The teachers in the study also reported feeling "more troubled" over second offenses when they perceived the student as Black (also by their own report). Further, when the students were perceived as Black, the teachers were more likely to report that they could see themselves suspending him in the future.

Stereotypes largely drive the Black escalation effect. Black children are more likely to be stereotyped as aggressive, defiant, and learning-disabled; when Black children misbehave and are disciplined, these stereotypes can kick in and result in harsher reactions.

Okonofua says, "Most school teachers work hard at treating their students equally. And yet, even among these well-intentioned and hardworking people, we find that cultural stereotypes about Black people are bending people's perceptions toward less favorable interpretations of Black students' behavior."

The Department of Education estimates that 2014 was the first year students of color and White students reached equal numbers in the nation's elementary and middle schools. Among kids under 5 years old, children of color are already the majority.
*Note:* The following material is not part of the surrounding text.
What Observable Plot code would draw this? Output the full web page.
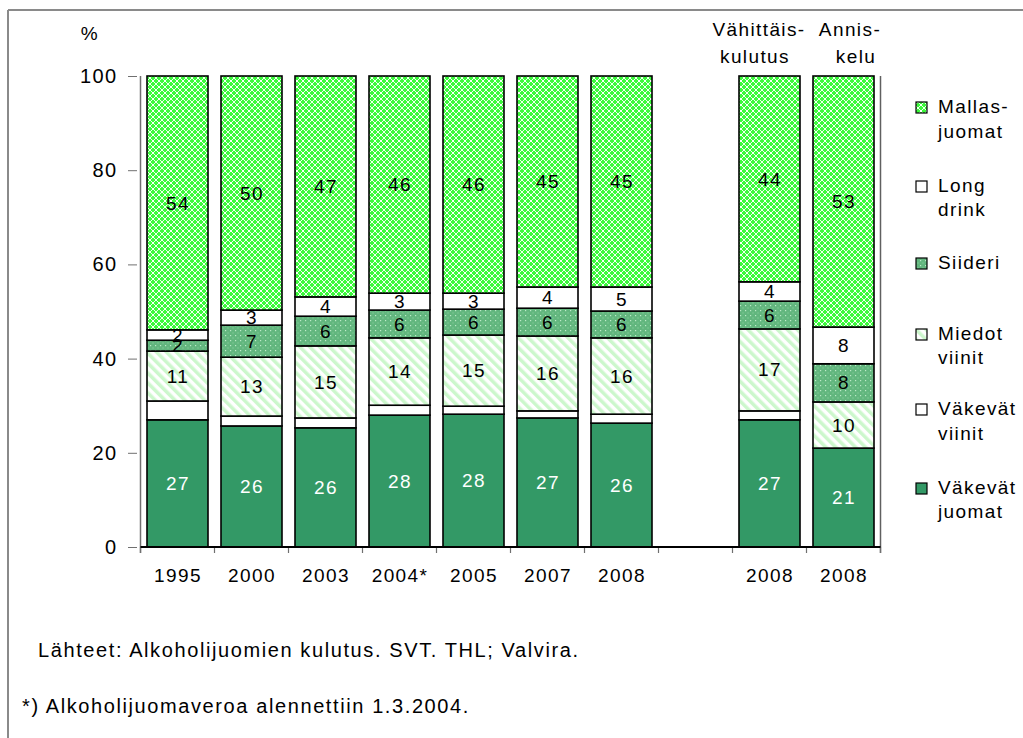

Most teacher training programs are not equipped to prepare future teachers for the realities of multiracial classrooms. But some programs have begun to recognize the impact this has on educational outcomes for the nation's students of color.
"Part of the challenge of this is, for racial bias to even be brought to the table it requires a certain level of racial consciousness on the part of the teacher educator," said Tyrone Howard, professor of education at University of California, Los Angeles.

"Ninety percent of all teacher educators are White. And by and large, most White people don't think about issues of race."
In addition to training teachers, Howard serves as the founding director of UCLA's Black Male Institute to improve educational outcomes for Black boys, as well as the faculty director of UCLA Center X, a program that cultivates social justice-minded teachers for low-income Los Angeles public schools.

In his experience, White aspiring teachers tend to be uncomfortable or annoyed when he brings racism, stereotypes, and bias into his instruction. Meanwhile, he says, aspiring teachers of color often feel marginalized and unprepared for classrooms when their training programs avoid discussions on race.

"When I was in the Midwest, where the majority of my [education] students were White, there's oftentimes a reticence to engage in that work while they're in the program," he says, adding that he was often told he made White people uncomfortable. "But once they've had the opportunity to understand that race is ever-present and that students of color are always watchful of what they say, what they do, and how they act...then [teachers] begin to see 'Wow, I didn't realize these issues were real.'"

Another challenge is that few programs have a system in place to verify whether their anti-bias training is effective once education students enter real classrooms.

But such programs are the exception. Most teachers receive little to no discussion or training on these issues – and in most states, this has no bearing on the requirements for earning teaching credentials.

For teachers who lack access to adequate anti-bias, anti-racist training, Okonofua has found through other research that refocusing on maintaining warm relationships with each student weakens the effect of subconscious biases.
Howard believes that without formal interventions, the effort to make teachers more culturally competent and will be too little, too late.

He says: "As long as states and credentialing commissions don't make this a staple of what is required for credentials, it will always be looked at as optional or it will always be on the fringes."